** START OF SOURCE EXCERPT **
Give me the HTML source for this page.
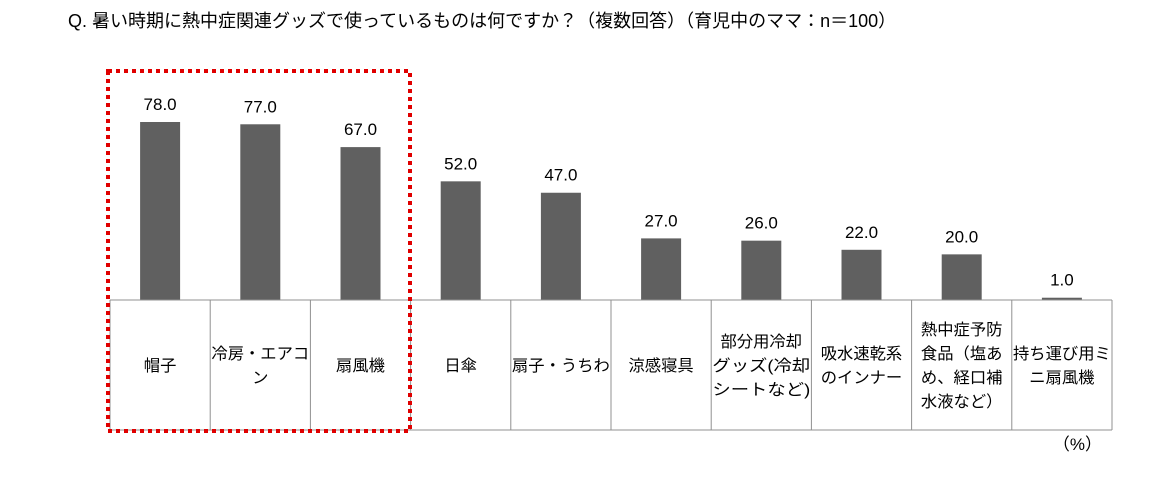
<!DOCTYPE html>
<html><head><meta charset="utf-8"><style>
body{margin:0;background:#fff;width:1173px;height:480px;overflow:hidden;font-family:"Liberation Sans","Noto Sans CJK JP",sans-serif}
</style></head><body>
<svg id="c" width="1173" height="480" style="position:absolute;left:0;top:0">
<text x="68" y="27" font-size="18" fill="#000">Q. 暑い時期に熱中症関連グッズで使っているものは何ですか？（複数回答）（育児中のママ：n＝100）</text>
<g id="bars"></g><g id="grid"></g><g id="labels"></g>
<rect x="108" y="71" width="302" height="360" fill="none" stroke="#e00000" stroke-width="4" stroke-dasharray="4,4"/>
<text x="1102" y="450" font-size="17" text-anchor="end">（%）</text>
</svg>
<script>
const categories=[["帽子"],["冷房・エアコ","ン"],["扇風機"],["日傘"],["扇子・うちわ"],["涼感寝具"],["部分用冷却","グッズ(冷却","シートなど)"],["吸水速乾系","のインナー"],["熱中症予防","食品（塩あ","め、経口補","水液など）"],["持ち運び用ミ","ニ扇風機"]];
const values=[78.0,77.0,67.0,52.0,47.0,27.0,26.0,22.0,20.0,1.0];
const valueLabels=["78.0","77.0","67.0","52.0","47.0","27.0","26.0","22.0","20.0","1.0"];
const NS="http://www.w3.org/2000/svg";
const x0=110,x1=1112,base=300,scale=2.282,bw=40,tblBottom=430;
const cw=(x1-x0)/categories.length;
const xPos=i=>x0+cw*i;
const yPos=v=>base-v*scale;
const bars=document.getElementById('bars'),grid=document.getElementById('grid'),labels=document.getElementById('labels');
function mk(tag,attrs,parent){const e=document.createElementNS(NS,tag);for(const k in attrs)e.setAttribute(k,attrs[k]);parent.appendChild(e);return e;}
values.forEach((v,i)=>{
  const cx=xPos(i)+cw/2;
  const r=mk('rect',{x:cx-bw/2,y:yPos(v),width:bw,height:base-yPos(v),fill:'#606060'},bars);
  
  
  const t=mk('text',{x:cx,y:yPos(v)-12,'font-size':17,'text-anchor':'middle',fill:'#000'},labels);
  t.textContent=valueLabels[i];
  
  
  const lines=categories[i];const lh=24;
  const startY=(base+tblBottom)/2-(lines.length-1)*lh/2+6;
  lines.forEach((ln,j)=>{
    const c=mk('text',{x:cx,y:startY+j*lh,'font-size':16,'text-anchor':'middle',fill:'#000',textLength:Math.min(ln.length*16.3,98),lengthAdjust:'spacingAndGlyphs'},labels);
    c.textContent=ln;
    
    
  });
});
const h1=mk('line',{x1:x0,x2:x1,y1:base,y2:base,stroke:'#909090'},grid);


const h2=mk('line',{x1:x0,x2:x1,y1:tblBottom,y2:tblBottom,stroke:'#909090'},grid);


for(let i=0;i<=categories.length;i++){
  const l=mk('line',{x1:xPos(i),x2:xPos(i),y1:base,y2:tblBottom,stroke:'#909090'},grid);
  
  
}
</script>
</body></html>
** END OF SOURCE EXCERPT **
**YOUR GOAL:** What is needed is an exact reproduction of the data, pictures excluded.

**REPLY:**
Give me the HTML source for this page.
<!DOCTYPE html>
<html><head><meta charset="utf-8"><style>
body{margin:0;background:#fff;width:1173px;height:480px;overflow:hidden;font-family:"Liberation Sans","Noto Sans CJK JP",sans-serif}
</style></head><body>
<svg id="c" width="1173" height="480" style="position:absolute;left:0;top:0">
<text x="68" y="27" font-size="18" fill="#000">Q. 暑い時期に熱中症関連グッズで使っているものは何ですか？（複数回答）（育児中のママ：n＝100）</text>
<g id="bars"></g><g id="grid"></g><g id="labels"></g>
<rect x="108" y="71" width="302" height="360" fill="none" stroke="#e00000" stroke-width="4" stroke-dasharray="4,4"/>
<text x="1102" y="450" font-size="17" text-anchor="end">（%）</text>
</svg>
<script>
const categories=[["帽子"],["冷房・エアコ","ン"],["扇風機"],["日傘"],["扇子・うちわ"],["涼感寝具"],["部分用冷却","グッズ(冷却","シートなど)"],["吸水速乾系","のインナー"],["熱中症予防","食品（塩あ","め、経口補","水液など）"],["持ち運び用ミ","ニ扇風機"]];
const values=[78.0,77.0,67.0,52.0,47.0,27.0,26.0,22.0,20.0,1.0];
const valueLabels=["78.0","77.0","67.0","52.0","47.0","27.0","26.0","22.0","20.0","1.0"];
const NS="http://www.w3.org/2000/svg";
const x0=110,x1=1112,base=300,scale=2.282,bw=40,tblBottom=430;
const cw=(x1-x0)/categories.length;
const xPos=i=>x0+cw*i;
const yPos=v=>base-v*scale;
const bars=document.getElementById('bars'),grid=document.getElementById('grid'),labels=document.getElementById('labels');
function mk(tag,attrs,parent){const e=document.createElementNS(NS,tag);for(const k in attrs)e.setAttribute(k,attrs[k]);parent.appendChild(e);return e;}
values.forEach((v,i)=>{
  const cx=xPos(i)+cw/2;
  const r=mk('rect',{x:cx-bw/2,y:yPos(v),width:bw,height:base-yPos(v),fill:'#606060'},bars);
  
  
  const t=mk('text',{x:cx,y:yPos(v)-12,'font-size':17,'text-anchor':'middle',fill:'#000'},labels);
  t.textContent=valueLabels[i];
  
  
  const lines=categories[i];const lh=24;
  const startY=(base+tblBottom)/2-(lines.length-1)*lh/2+6;
  lines.forEach((ln,j)=>{
    const c=mk('text',{x:cx,y:startY+j*lh,'font-size':16,'text-anchor':'middle',fill:'#000',textLength:Math.min(ln.length*16.3,98),lengthAdjust:'spacingAndGlyphs'},labels);
    c.textContent=ln;
    
    
  });
});
const h1=mk('line',{x1:x0,x2:x1,y1:base,y2:base,stroke:'#909090'},grid);


const h2=mk('line',{x1:x0,x2:x1,y1:tblBottom,y2:tblBottom,stroke:'#909090'},grid);


for(let i=0;i<=categories.length;i++){
  const l=mk('line',{x1:xPos(i),x2:xPos(i),y1:base,y2:tblBottom,stroke:'#909090'},grid);
  
  
}
</script>
</body></html>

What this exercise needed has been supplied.